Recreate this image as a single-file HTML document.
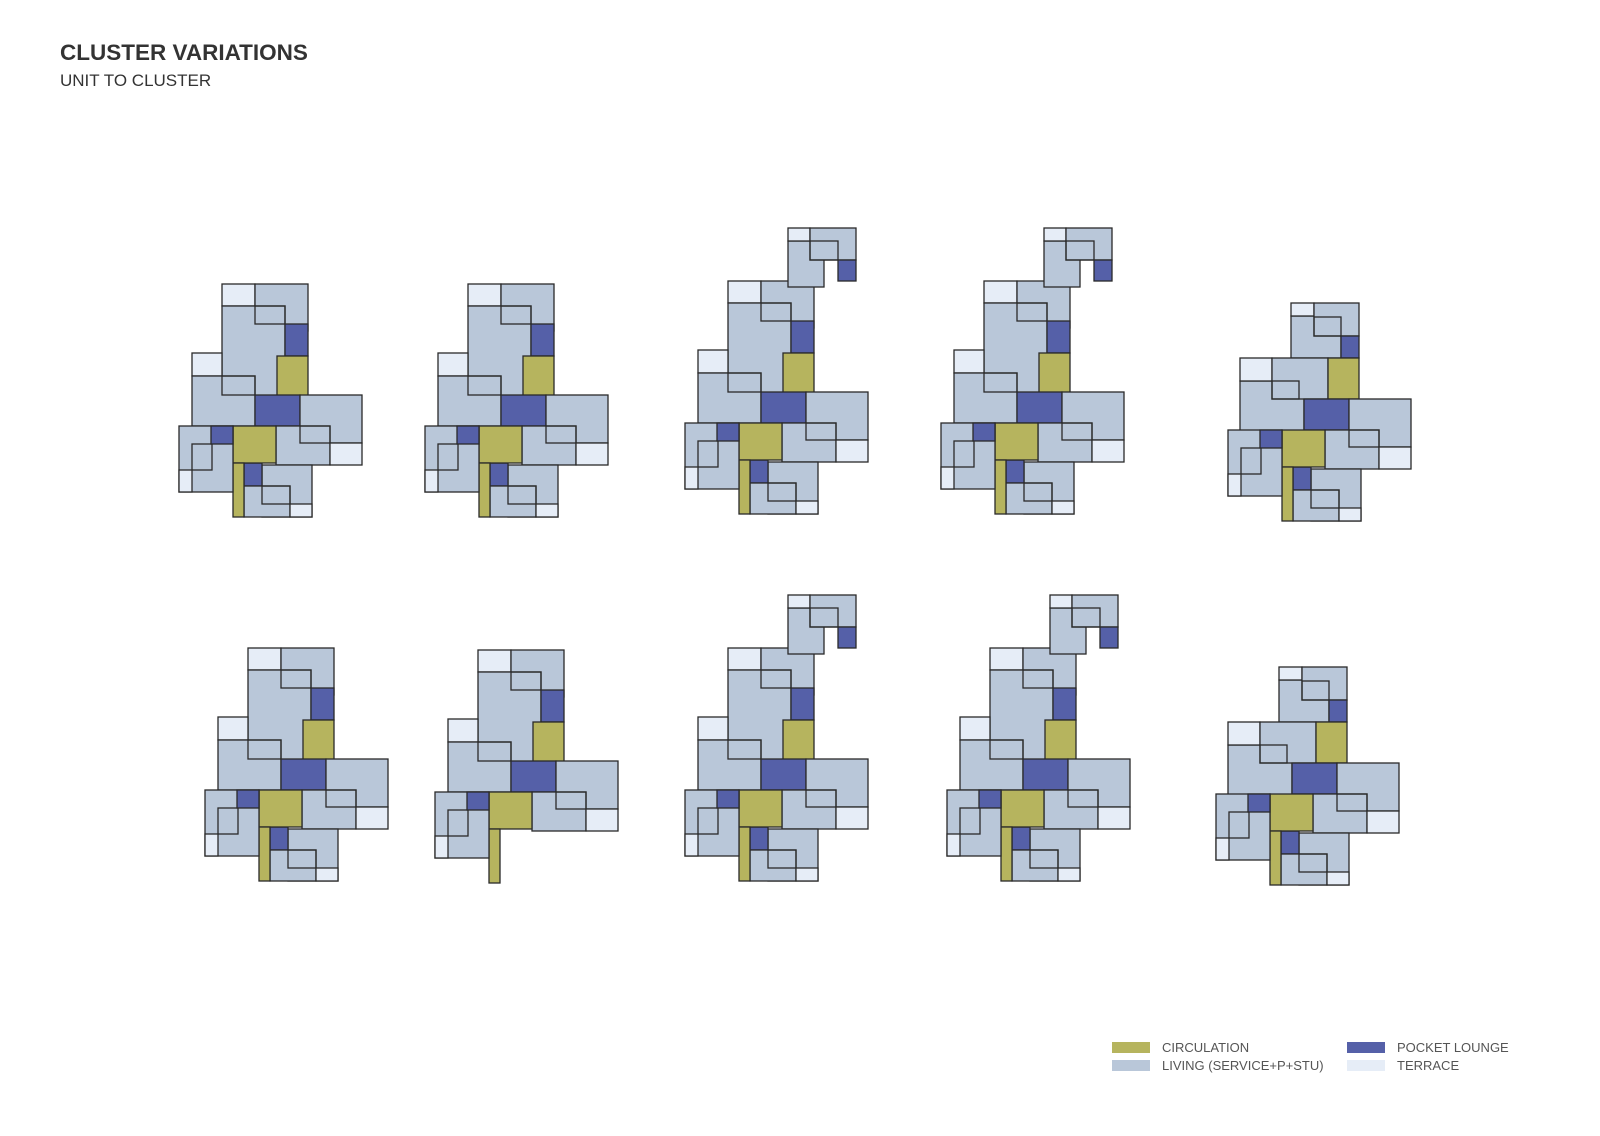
<!DOCTYPE html>
<html><head><meta charset="utf-8"><style>
body{margin:0;background:#fff;width:1600px;height:1131px;overflow:hidden;font-family:"Liberation Sans",sans-serif}
</style></head><body>
<svg width="1600" height="1131" viewBox="0 0 1600 1131" xmlns="http://www.w3.org/2000/svg">
<defs>
<g id="up" stroke="#2a2a2a" stroke-width="1.3">
<rect x="222" y="284" width="33" height="22" fill="#e6edf7"/>
<rect x="255" y="284" width="53" height="47" fill="#b9c7d9"/>
<rect x="222" y="306" width="63" height="96" fill="#b9c7d9"/>
<rect x="255" y="306" width="30" height="18" fill="none"/>
<rect x="285" y="324" width="23" height="32" fill="#5560a8"/>
<rect x="277" y="356" width="31" height="40" fill="#b6b45e"/>
<rect x="192" y="353" width="30" height="23" fill="#e6edf7"/>
<rect x="192" y="376" width="63" height="50" fill="#b9c7d9"/>
<rect x="222" y="376" width="33" height="19" fill="none"/>
</g>
<g id="mid" stroke="#2a2a2a" stroke-width="1.3">
<rect x="255" y="395" width="45" height="31" fill="#5560a8"/>
<rect x="300" y="395" width="62" height="48" fill="#b9c7d9"/>
<rect x="276" y="426" width="54" height="39" fill="#b9c7d9"/>
<rect x="300" y="426" width="30" height="17" fill="none"/>
<rect x="330" y="443" width="32" height="22" fill="#e6edf7"/>
</g>
<g id="foot" stroke="#2a2a2a" stroke-width="1.3">
<rect x="262" y="465" width="50" height="52" fill="#b9c7d9"/>
<rect x="244" y="463" width="18" height="23" fill="#5560a8"/>
<rect x="244" y="486" width="46" height="31" fill="#b9c7d9"/>
<rect x="262" y="486" width="28" height="18" fill="none"/>
<rect x="290" y="504" width="22" height="13" fill="#e6edf7"/>
</g>
<g id="low" stroke="#2a2a2a" stroke-width="1.3">
<rect x="233" y="426" width="43" height="37" fill="#b6b45e"/>
<rect x="233" y="463" width="11" height="54" fill="#b6b45e"/>
<rect x="179" y="426" width="54" height="66" fill="#b9c7d9"/>
<rect x="192" y="444" width="20" height="26" fill="none"/>
<rect x="211" y="426" width="22" height="18" fill="#5560a8"/>
<rect x="179" y="470" width="13" height="22" fill="#e6edf7"/>
</g>
<g id="base"><use href="#up"/><use href="#mid"/><use href="#foot"/><use href="#low"/></g>
<g id="ext" stroke="#2a2a2a" stroke-width="1.3">
<rect x="282" y="244" width="36" height="46" fill="#b9c7d9"/>
<rect x="282" y="231" width="22" height="13" fill="#e6edf7"/>
<rect x="304" y="231" width="46" height="32" fill="#b9c7d9"/>
<rect x="304" y="244" width="28" height="19" fill="none"/>
<rect x="332" y="263" width="18" height="21" fill="#5560a8"/>
</g>
<g id="c5up" stroke="#2a2a2a" stroke-width="1.3">
<rect x="1291" y="316" width="50" height="42" fill="#b9c7d9"/>
<rect x="1291" y="303" width="23" height="13" fill="#e6edf7"/>
<rect x="1314" y="303" width="45" height="33" fill="#b9c7d9"/>
<rect x="1314" y="317" width="27" height="19" fill="none"/>
<rect x="1341" y="336" width="18" height="22" fill="#5560a8"/>
<rect x="1240" y="381" width="64" height="51" fill="#b9c7d9"/>
<rect x="1240" y="358" width="32" height="23" fill="#e6edf7"/>
<rect x="1272" y="358" width="56" height="41" fill="#b9c7d9"/>
<rect x="1272" y="381" width="27" height="18" fill="none"/>
<rect x="1328" y="358" width="31" height="41" fill="#b6b45e"/>
</g>
</defs>
<text x="60" y="60" font-size="22.5" font-weight="bold" fill="#333">CLUSTER VARIATIONS</text>
<text x="60" y="86" font-size="17" fill="#333">UNIT TO CLUSTER</text>
<use href="#base"/>
<use href="#base" transform="translate(246,0)"/>
<g transform="translate(506,-3)"><use href="#base"/><use href="#ext"/></g>
<g transform="translate(762,-3)"><use href="#base"/><use href="#ext"/></g>
<use href="#c5up"/>
<g transform="translate(1049,4)"><use href="#mid"/><use href="#foot"/><use href="#low"/></g>
<use href="#base" transform="translate(26,364)"/>
<g transform="translate(256,366)"><use href="#up"/><use href="#mid"/><use href="#low"/></g>
<g transform="translate(506,364)"><use href="#base"/><use href="#ext"/></g>
<g transform="translate(768,364)"><use href="#base"/><use href="#ext"/></g>
<use href="#c5up" transform="translate(-12,364)"/>
<g transform="translate(1037,368)"><use href="#mid"/><use href="#foot"/><use href="#low"/></g>
<g font-size="13" fill="#555">
<rect x="1112" y="1042" width="38" height="11" fill="#b6b45e"/>
<text x="1162" y="1052">CIRCULATION</text>
<rect x="1112" y="1060" width="38" height="11" fill="#b9c7d9"/>
<text x="1162" y="1070">LIVING (SERVICE+P+STU)</text>
<rect x="1347" y="1042" width="38" height="11" fill="#5560a8"/>
<text x="1397" y="1052">POCKET LOUNGE</text>
<rect x="1347" y="1060" width="38" height="11" fill="#e6edf7"/>
<text x="1397" y="1070">TERRACE</text>
</g>
</svg>
</body></html>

====

● **Exercise details**:
Reproduce the whole listing above word for word, but not its pictures.

● **Solution for this problem**:
Recreate this image as a single-file HTML document.
<!DOCTYPE html>
<html><head><meta charset="utf-8"><style>
body{margin:0;background:#fff;width:1600px;height:1131px;overflow:hidden;font-family:"Liberation Sans",sans-serif}
</style></head><body>
<svg width="1600" height="1131" viewBox="0 0 1600 1131" xmlns="http://www.w3.org/2000/svg">
<defs>
<g id="up" stroke="#2a2a2a" stroke-width="1.3">
<rect x="222" y="284" width="33" height="22" fill="#e6edf7"/>
<rect x="255" y="284" width="53" height="47" fill="#b9c7d9"/>
<rect x="222" y="306" width="63" height="96" fill="#b9c7d9"/>
<rect x="255" y="306" width="30" height="18" fill="none"/>
<rect x="285" y="324" width="23" height="32" fill="#5560a8"/>
<rect x="277" y="356" width="31" height="40" fill="#b6b45e"/>
<rect x="192" y="353" width="30" height="23" fill="#e6edf7"/>
<rect x="192" y="376" width="63" height="50" fill="#b9c7d9"/>
<rect x="222" y="376" width="33" height="19" fill="none"/>
</g>
<g id="mid" stroke="#2a2a2a" stroke-width="1.3">
<rect x="255" y="395" width="45" height="31" fill="#5560a8"/>
<rect x="300" y="395" width="62" height="48" fill="#b9c7d9"/>
<rect x="276" y="426" width="54" height="39" fill="#b9c7d9"/>
<rect x="300" y="426" width="30" height="17" fill="none"/>
<rect x="330" y="443" width="32" height="22" fill="#e6edf7"/>
</g>
<g id="foot" stroke="#2a2a2a" stroke-width="1.3">
<rect x="262" y="465" width="50" height="52" fill="#b9c7d9"/>
<rect x="244" y="463" width="18" height="23" fill="#5560a8"/>
<rect x="244" y="486" width="46" height="31" fill="#b9c7d9"/>
<rect x="262" y="486" width="28" height="18" fill="none"/>
<rect x="290" y="504" width="22" height="13" fill="#e6edf7"/>
</g>
<g id="low" stroke="#2a2a2a" stroke-width="1.3">
<rect x="233" y="426" width="43" height="37" fill="#b6b45e"/>
<rect x="233" y="463" width="11" height="54" fill="#b6b45e"/>
<rect x="179" y="426" width="54" height="66" fill="#b9c7d9"/>
<rect x="192" y="444" width="20" height="26" fill="none"/>
<rect x="211" y="426" width="22" height="18" fill="#5560a8"/>
<rect x="179" y="470" width="13" height="22" fill="#e6edf7"/>
</g>
<g id="base"><use href="#up"/><use href="#mid"/><use href="#foot"/><use href="#low"/></g>
<g id="ext" stroke="#2a2a2a" stroke-width="1.3">
<rect x="282" y="244" width="36" height="46" fill="#b9c7d9"/>
<rect x="282" y="231" width="22" height="13" fill="#e6edf7"/>
<rect x="304" y="231" width="46" height="32" fill="#b9c7d9"/>
<rect x="304" y="244" width="28" height="19" fill="none"/>
<rect x="332" y="263" width="18" height="21" fill="#5560a8"/>
</g>
<g id="c5up" stroke="#2a2a2a" stroke-width="1.3">
<rect x="1291" y="316" width="50" height="42" fill="#b9c7d9"/>
<rect x="1291" y="303" width="23" height="13" fill="#e6edf7"/>
<rect x="1314" y="303" width="45" height="33" fill="#b9c7d9"/>
<rect x="1314" y="317" width="27" height="19" fill="none"/>
<rect x="1341" y="336" width="18" height="22" fill="#5560a8"/>
<rect x="1240" y="381" width="64" height="51" fill="#b9c7d9"/>
<rect x="1240" y="358" width="32" height="23" fill="#e6edf7"/>
<rect x="1272" y="358" width="56" height="41" fill="#b9c7d9"/>
<rect x="1272" y="381" width="27" height="18" fill="none"/>
<rect x="1328" y="358" width="31" height="41" fill="#b6b45e"/>
</g>
</defs>
<text x="60" y="60" font-size="22.5" font-weight="bold" fill="#333">CLUSTER VARIATIONS</text>
<text x="60" y="86" font-size="17" fill="#333">UNIT TO CLUSTER</text>
<use href="#base"/>
<use href="#base" transform="translate(246,0)"/>
<g transform="translate(506,-3)"><use href="#base"/><use href="#ext"/></g>
<g transform="translate(762,-3)"><use href="#base"/><use href="#ext"/></g>
<use href="#c5up"/>
<g transform="translate(1049,4)"><use href="#mid"/><use href="#foot"/><use href="#low"/></g>
<use href="#base" transform="translate(26,364)"/>
<g transform="translate(256,366)"><use href="#up"/><use href="#mid"/><use href="#low"/></g>
<g transform="translate(506,364)"><use href="#base"/><use href="#ext"/></g>
<g transform="translate(768,364)"><use href="#base"/><use href="#ext"/></g>
<use href="#c5up" transform="translate(-12,364)"/>
<g transform="translate(1037,368)"><use href="#mid"/><use href="#foot"/><use href="#low"/></g>
<g font-size="13" fill="#555">
<rect x="1112" y="1042" width="38" height="11" fill="#b6b45e"/>
<text x="1162" y="1052">CIRCULATION</text>
<rect x="1112" y="1060" width="38" height="11" fill="#b9c7d9"/>
<text x="1162" y="1070">LIVING (SERVICE+P+STU)</text>
<rect x="1347" y="1042" width="38" height="11" fill="#5560a8"/>
<text x="1397" y="1052">POCKET LOUNGE</text>
<rect x="1347" y="1060" width="38" height="11" fill="#e6edf7"/>
<text x="1397" y="1070">TERRACE</text>
</g>
</svg>
</body></html>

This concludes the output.